→ INSTRUCTIONS FOR THE TASK: Every line that contains the word "matplotlib" should be copied out.

→ INPUT RECORDS:
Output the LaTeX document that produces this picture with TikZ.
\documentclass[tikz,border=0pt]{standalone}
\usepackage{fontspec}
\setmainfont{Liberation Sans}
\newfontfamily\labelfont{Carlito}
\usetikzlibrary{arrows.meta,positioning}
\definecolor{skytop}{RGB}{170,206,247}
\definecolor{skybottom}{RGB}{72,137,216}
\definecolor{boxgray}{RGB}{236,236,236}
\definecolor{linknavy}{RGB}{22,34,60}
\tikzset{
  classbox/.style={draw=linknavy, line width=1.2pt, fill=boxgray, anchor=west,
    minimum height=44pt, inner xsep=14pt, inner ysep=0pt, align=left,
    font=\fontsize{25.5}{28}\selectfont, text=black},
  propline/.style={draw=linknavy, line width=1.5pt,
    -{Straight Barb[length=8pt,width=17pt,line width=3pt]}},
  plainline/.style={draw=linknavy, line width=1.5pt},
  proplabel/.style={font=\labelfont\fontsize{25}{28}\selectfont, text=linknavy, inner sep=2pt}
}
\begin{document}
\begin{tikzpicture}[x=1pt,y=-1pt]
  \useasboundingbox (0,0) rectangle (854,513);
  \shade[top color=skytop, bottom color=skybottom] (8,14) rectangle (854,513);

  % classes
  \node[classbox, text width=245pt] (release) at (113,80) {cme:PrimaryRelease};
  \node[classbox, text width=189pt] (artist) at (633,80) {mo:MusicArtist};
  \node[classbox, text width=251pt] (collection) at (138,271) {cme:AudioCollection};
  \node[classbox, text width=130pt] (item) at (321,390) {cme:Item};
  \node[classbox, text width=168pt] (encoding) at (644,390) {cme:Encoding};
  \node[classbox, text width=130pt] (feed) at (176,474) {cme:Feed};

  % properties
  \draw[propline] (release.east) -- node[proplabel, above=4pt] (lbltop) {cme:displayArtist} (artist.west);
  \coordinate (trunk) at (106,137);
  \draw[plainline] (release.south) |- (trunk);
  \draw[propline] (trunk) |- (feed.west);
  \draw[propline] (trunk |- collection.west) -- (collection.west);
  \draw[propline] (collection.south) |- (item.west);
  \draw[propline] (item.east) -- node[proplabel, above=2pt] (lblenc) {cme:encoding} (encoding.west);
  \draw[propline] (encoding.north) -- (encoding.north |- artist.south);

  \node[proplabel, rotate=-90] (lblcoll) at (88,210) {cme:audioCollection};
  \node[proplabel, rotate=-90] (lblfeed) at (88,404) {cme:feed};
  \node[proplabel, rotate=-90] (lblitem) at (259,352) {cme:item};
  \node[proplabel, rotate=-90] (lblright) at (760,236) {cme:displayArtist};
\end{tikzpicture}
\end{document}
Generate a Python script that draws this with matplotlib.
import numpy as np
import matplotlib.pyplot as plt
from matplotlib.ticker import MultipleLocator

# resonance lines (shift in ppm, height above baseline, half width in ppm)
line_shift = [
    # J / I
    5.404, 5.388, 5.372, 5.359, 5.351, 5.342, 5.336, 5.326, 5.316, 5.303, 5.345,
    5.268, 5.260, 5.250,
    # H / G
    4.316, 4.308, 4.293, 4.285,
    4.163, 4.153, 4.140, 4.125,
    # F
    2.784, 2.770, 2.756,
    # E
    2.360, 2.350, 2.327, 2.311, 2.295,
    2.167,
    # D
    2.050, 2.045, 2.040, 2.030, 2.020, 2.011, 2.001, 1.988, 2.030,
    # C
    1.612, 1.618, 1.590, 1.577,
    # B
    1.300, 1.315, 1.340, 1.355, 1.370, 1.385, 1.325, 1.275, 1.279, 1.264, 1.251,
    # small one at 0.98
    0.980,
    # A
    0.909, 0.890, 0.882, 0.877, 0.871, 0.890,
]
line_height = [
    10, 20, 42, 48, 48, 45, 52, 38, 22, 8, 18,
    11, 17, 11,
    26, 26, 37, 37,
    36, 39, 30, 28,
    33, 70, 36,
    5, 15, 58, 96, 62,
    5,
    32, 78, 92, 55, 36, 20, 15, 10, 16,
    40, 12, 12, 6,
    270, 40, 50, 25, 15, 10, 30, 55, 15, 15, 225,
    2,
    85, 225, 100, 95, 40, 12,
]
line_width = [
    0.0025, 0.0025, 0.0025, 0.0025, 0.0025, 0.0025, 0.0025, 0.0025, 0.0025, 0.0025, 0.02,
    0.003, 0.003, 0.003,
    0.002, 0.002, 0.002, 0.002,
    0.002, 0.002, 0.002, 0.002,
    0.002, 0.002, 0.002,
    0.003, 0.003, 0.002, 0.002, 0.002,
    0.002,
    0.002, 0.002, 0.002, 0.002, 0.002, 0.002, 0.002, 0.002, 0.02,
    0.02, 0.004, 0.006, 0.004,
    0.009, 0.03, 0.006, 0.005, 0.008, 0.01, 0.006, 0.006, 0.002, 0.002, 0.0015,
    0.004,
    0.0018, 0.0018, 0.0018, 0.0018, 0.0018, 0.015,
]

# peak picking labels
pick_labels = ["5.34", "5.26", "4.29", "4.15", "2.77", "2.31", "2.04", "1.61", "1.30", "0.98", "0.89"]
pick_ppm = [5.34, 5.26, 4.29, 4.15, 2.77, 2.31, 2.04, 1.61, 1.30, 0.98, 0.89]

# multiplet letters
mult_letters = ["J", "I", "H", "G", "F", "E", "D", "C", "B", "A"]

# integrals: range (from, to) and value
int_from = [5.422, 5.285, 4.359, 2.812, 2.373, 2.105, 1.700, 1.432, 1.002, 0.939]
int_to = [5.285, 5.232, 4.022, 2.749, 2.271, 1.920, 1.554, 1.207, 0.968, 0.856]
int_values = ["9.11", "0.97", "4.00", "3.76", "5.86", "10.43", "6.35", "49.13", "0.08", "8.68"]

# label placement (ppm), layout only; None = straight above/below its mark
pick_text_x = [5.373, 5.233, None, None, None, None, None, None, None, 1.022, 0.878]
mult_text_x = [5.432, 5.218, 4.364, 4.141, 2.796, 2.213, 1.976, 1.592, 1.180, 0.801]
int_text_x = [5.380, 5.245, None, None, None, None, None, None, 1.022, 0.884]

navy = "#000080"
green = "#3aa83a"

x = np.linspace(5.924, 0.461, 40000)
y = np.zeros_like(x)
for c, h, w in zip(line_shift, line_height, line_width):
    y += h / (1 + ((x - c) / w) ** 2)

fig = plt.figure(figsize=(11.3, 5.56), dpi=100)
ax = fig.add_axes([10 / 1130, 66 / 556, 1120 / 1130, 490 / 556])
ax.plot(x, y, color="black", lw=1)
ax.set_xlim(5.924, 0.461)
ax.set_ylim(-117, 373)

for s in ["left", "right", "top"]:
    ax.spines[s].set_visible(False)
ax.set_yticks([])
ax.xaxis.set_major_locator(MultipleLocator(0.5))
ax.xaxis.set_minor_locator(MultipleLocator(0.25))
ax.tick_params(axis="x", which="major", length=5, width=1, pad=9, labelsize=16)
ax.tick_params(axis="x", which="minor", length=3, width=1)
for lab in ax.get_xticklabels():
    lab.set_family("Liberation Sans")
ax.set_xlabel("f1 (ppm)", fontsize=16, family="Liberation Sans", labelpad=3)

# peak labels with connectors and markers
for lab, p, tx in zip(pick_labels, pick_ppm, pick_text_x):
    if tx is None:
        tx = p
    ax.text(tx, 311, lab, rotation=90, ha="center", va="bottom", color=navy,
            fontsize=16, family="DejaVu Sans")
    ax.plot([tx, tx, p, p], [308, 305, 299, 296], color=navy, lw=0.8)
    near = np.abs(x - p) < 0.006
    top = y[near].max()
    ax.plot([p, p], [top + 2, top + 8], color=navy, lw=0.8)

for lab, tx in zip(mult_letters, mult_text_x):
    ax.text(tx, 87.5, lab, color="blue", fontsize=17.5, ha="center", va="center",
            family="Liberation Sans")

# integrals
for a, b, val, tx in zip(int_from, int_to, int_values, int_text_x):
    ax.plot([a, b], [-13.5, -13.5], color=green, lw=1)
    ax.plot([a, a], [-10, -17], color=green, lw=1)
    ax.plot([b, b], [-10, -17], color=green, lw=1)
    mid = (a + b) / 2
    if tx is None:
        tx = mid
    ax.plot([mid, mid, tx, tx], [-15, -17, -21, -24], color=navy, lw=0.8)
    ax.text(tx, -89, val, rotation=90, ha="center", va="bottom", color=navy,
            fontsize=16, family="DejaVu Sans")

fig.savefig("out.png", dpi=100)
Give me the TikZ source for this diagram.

→ ANSWER TO THIS TASK:
Generate a Python script that draws this with matplotlib.
import matplotlib.pyplot as plt
from matplotlib.ticker import MultipleLocator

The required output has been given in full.